Data excerpt:
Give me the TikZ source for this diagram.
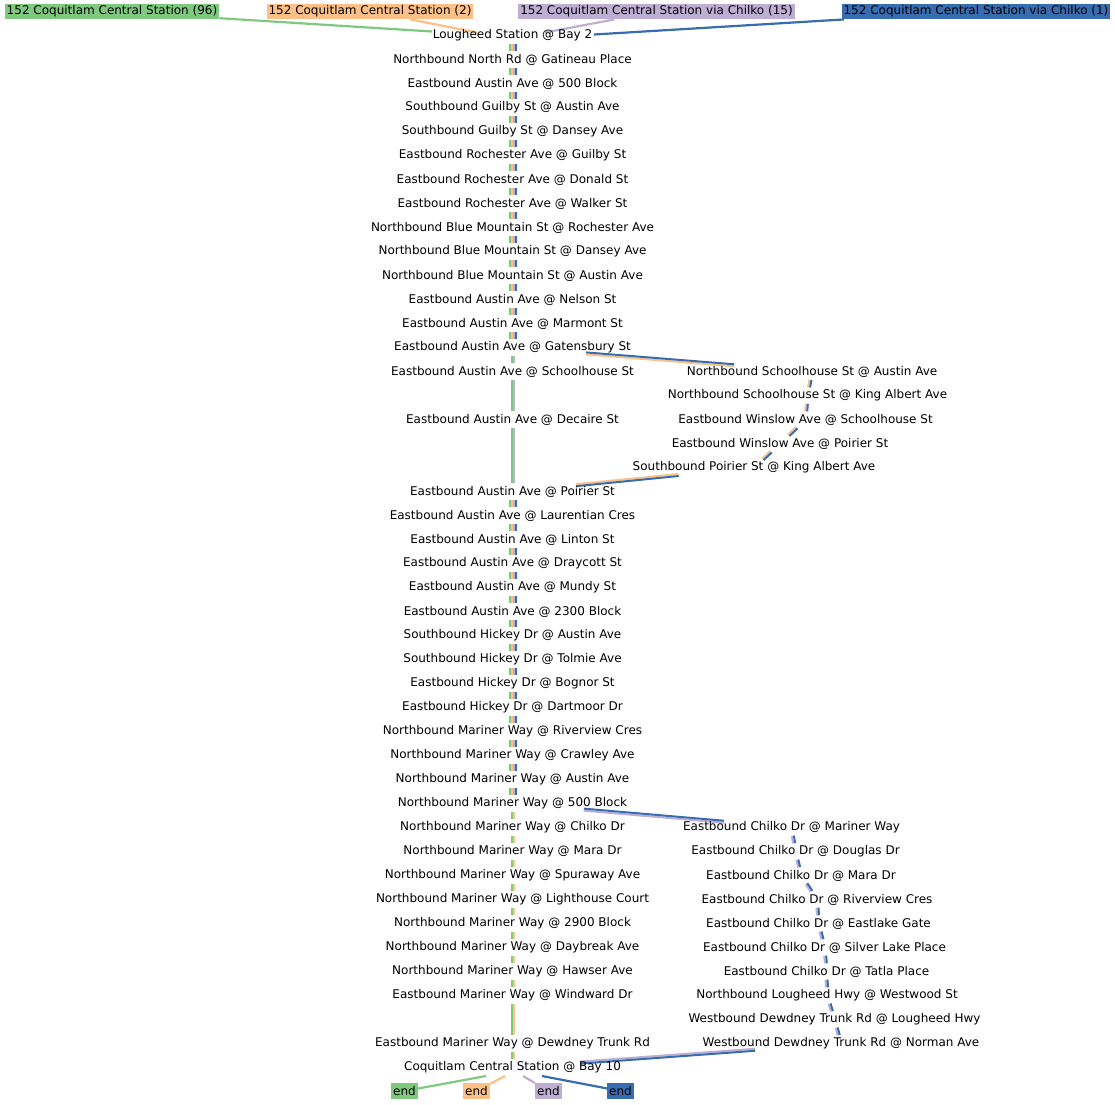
\documentclass[tikz,border=0pt]{standalone}
\usepackage{fontspec}
\setmainfont{DejaVu Sans}
\usetikzlibrary{calc,backgrounds}
\definecolor{routegreen}{HTML}{7FC97F}
\definecolor{routeorange}{HTML}{FDC086}
\definecolor{routepurple}{HTML}{BEAED4}
\definecolor{routeblue}{HTML}{386CB0}
\tikzset{
  stopbox/.style={
    rectangle,
    minimum height=16pt,
    inner sep=0pt,
  },
  routelabel/.style={
    rectangle,
    fill=#1,
    inner xsep=2pt,
    inner ysep=0pt,
    minimum height=15.5pt,
  },
  strand/.style={
    line width=2pt,
  },
  single/.style={
    line width=2.2pt,
  },
}
% parallel coloured strands between two stops
\newcommand\bundle[3]{%
  \path (#1) -- (#2) coordinate[pos=0] (bA) coordinate[pos=1] (bB);
  \foreach \col/\off in {#3}
    \draw[strand,draw=\col] ($(bA)!\off pt!90:(bB)$) -- ($(bB)!\off pt!-90:(bA)$);
}
\newcommand\stoptxt[1]{\makebox[0.62\width]{#1}}

\begin{document}
\begin{tikzpicture}[x=1pt,y=-1pt,font=\fontsize{12}{14}\selectfont]
\useasboundingbox (0,0) rectangle (1115,1104);
\begin{scope}[yshift=-1.5pt]

% route labels
\node[routelabel=routegreen] (lblA) at (112,10) {152 Coquitlam Central Station (96)};
\node[routelabel=routeorange] (lblB) at (370,10) {152 Coquitlam Central Station (2)};
\node[routelabel=routepurple] (lblC) at (656.5,10) {152 Coquitlam Central Station via Chilko (15)};
\node[routelabel=routeblue] (lblD) at (976,10) {152 Coquitlam Central Station via Chilko (1)};

% main line
\foreach \y/\stoptext [count=\i] in {
  34/Lougheed Station @ Bay 2,
  58/Northbound North Rd @ Gatineau Place,
  82/Eastbound Austin Ave @ 500 Block,
  106/Southbound Guilby St @ Austin Ave,
  130/Southbound Guilby St @ Dansey Ave,
  154/Eastbound Rochester Ave @ Guilby St,
  178/Eastbound Rochester Ave @ Donald St,
  202/Eastbound Rochester Ave @ Walker St,
  226/Northbound Blue Mountain St @ Rochester Ave,
  250/Northbound Blue Mountain St @ Dansey Ave,
  274/Northbound Blue Mountain St @ Austin Ave,
  298/Eastbound Austin Ave @ Nelson St,
  322/Eastbound Austin Ave @ Marmont St,
  346/Eastbound Austin Ave @ Gatensbury St,
  370/Eastbound Austin Ave @ Schoolhouse St,
  418/Eastbound Austin Ave @ Decaire St,
  490/Eastbound Austin Ave @ Poirier St,
  514/Eastbound Austin Ave @ Laurentian Cres,
  538/Eastbound Austin Ave @ Linton St,
  562/Eastbound Austin Ave @ Draycott St,
  586/Eastbound Austin Ave @ Mundy St,
  610/Eastbound Austin Ave @ 2300 Block,
  634/Southbound Hickey Dr @ Austin Ave,
  658/Southbound Hickey Dr @ Tolmie Ave,
  682/Eastbound Hickey Dr @ Bognor St,
  706/Eastbound Hickey Dr @ Dartmoor Dr,
  730/Northbound Mariner Way @ Riverview Cres,
  754/Northbound Mariner Way @ Crawley Ave,
  778/Northbound Mariner Way @ Austin Ave,
  802/Northbound Mariner Way @ 500 Block,
  826/Northbound Mariner Way @ Chilko Dr,
  850/Northbound Mariner Way @ Mara Dr,
  874/Northbound Mariner Way @ Spuraway Ave,
  898/Northbound Mariner Way @ Lighthouse Court,
  922/Northbound Mariner Way @ 2900 Block,
  946/Northbound Mariner Way @ Daybreak Ave,
  970/Northbound Mariner Way @ Hawser Ave,
  994/Eastbound Mariner Way @ Windward Dr,
  1042/Eastbound Mariner Way @ Dewdney Trunk Rd,
  1066/Coquitlam Central Station @ Bay 10}
  \node[stopbox] (m\i) at (512.5,\y) {\stoptxt{\stoptext}};

% Schoolhouse detour
\foreach \x/\y/\stoptext [count=\i] in {
  812/370/Northbound Schoolhouse St @ Austin Ave,
  807.5/394/Northbound Schoolhouse St @ King Albert Ave,
  805.5/418/Eastbound Winslow Ave @ Schoolhouse St,
  780/442/Eastbound Winslow Ave @ Poirier St,
  754/466/Southbound Poirier St @ King Albert Ave}
  \node[stopbox] (s\i) at (\x,\y) {\stoptxt{\stoptext}};

% Chilko branch
\foreach \x/\y/\stoptext [count=\i] in {
  791.5/826/Eastbound Chilko Dr @ Mariner Way,
  795.5/850/Eastbound Chilko Dr @ Douglas Dr,
  801/874/Eastbound Chilko Dr @ Mara Dr,
  817/898/Eastbound Chilko Dr @ Riverview Cres,
  818.5/922/Eastbound Chilko Dr @ Eastlake Gate,
  824.5/946/Eastbound Chilko Dr @ Silver Lake Place,
  826.5/970/Eastbound Chilko Dr @ Tatla Place,
  827/994/Northbound Lougheed Hwy @ Westwood St,
  834.5/1018/Westbound Dewdney Trunk Rd @ Lougheed Hwy,
  841/1042/Westbound Dewdney Trunk Rd @ Norman Ave}
  \node[stopbox] (c\i) at (\x,\y) {\stoptxt{\stoptext}};

% ends
\node[routelabel=routegreen] (endA) at (404.5,1089.5) {end};
\node[routelabel=routeorange] (endB) at (476.5,1089.5) {end};
\node[routelabel=routepurple] (endC) at (548.5,1089.5) {end};
\node[routelabel=routeblue] (endD) at (620.5,1089.5) {end};

\coordinate (inA) at ($(m1)+(-80.5,-4)$);
\coordinate (inB) at ($(m1)+(-35.5,-3)$);
\coordinate (inC) at ($(m1)+(32.5,-3)$);
\coordinate (inD) at ($(m1)+(81.5,-1)$);
\coordinate (outA) at ($(m40)+(-26.5,8.5)$);
\coordinate (outB) at ($(m40)+(-7.5,8.5)$);
\coordinate (outC) at ($(m40)+(10.5,8.5)$);
\coordinate (outD) at ($(m40)+(29.5,8.5)$);

\begin{scope}[on background layer]
\draw[single,routegreen] (lblA) -- (inA);
\draw[single,routeorange] (lblB) -- (inB);
\draw[single,routepurple] (lblC) -- (inC);
\draw[single,routeblue] (lblD) -- (inD);

\foreach \i in {1,...,13} {
  \pgfmathtruncatemacro\j{\i+1}
  \bundle{m\i}{m\j}{routegreen/-3,routeorange/-1,routepurple/1,routeblue/3}
}
\bundle{m14}{m15}{routegreen/-1,routepurple/1}
\bundle{m15}{m16}{routegreen/-1,routepurple/1}
\bundle{m16}{m17}{routegreen/-1,routepurple/1}
\foreach \i in {17,...,29} {
  \pgfmathtruncatemacro\j{\i+1}
  \bundle{m\i}{m\j}{routegreen/-3,routeorange/-1,routepurple/1,routeblue/3}
}
\foreach \i in {30,...,39} {
  \pgfmathtruncatemacro\j{\i+1}
  \bundle{m\i}{m\j}{routegreen/-1,routeorange/1}
}

\bundle{m14}{s1}{routeorange/-1,routeblue/1}
\foreach \i in {1,...,4} {
  \pgfmathtruncatemacro\j{\i+1}
  \bundle{s\i}{s\j}{routeorange/-1,routeblue/1}
}
\bundle{s5}{m17}{routeorange/-1,routeblue/1}

\bundle{m30}{c1}{routepurple/-1,routeblue/1}
\foreach \i in {1,...,9} {
  \pgfmathtruncatemacro\j{\i+1}
  \bundle{c\i}{c\j}{routepurple/-1,routeblue/1}
}
\bundle{c10}{m40}{routepurple/-1,routeblue/1}

\draw[single,routegreen] (outA) -- (endA);
\draw[single,routeorange] (outB) -- (endB);
\draw[single,routepurple] (outC) -- (endC);
\draw[single,routeblue] (outD) -- (endD);
\end{scope}
\end{scope}
\end{tikzpicture}
\end{document}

What needs to be done: Copy exactly the lines running from the beginning of the listing through the line that has "(lblD) at (976,10)". Drop the pictures.

Output below:
Give me the TikZ source for this diagram.
\documentclass[tikz,border=0pt]{standalone}
\usepackage{fontspec}
\setmainfont{DejaVu Sans}
\usetikzlibrary{calc,backgrounds}
\definecolor{routegreen}{HTML}{7FC97F}
\definecolor{routeorange}{HTML}{FDC086}
\definecolor{routepurple}{HTML}{BEAED4}
\definecolor{routeblue}{HTML}{386CB0}
\tikzset{
  stopbox/.style={
    rectangle,
    minimum height=16pt,
    inner sep=0pt,
  },
  routelabel/.style={
    rectangle,
    fill=#1,
    inner xsep=2pt,
    inner ysep=0pt,
    minimum height=15.5pt,
  },
  strand/.style={
    line width=2pt,
  },
  single/.style={
    line width=2.2pt,
  },
}
% parallel coloured strands between two stops
\newcommand\bundle[3]{%
  \path (#1) -- (#2) coordinate[pos=0] (bA) coordinate[pos=1] (bB);
  \foreach \col/\off in {#3}
    \draw[strand,draw=\col] ($(bA)!\off pt!90:(bB)$) -- ($(bB)!\off pt!-90:(bA)$);
}
\newcommand\stoptxt[1]{\makebox[0.62\width]{#1}}

\begin{document}
\begin{tikzpicture}[x=1pt,y=-1pt,font=\fontsize{12}{14}\selectfont]
\useasboundingbox (0,0) rectangle (1115,1104);
\begin{scope}[yshift=-1.5pt]

% route labels
\node[routelabel=routegreen] (lblA) at (112,10) {152 Coquitlam Central Station (96)};
\node[routelabel=routeorange] (lblB) at (370,10) {152 Coquitlam Central Station (2)};
\node[routelabel=routepurple] (lblC) at (656.5,10) {152 Coquitlam Central Station via Chilko (15)};
\node[routelabel=routeblue] (lblD) at (976,10) {152 Coquitlam Central Station via Chilko (1)};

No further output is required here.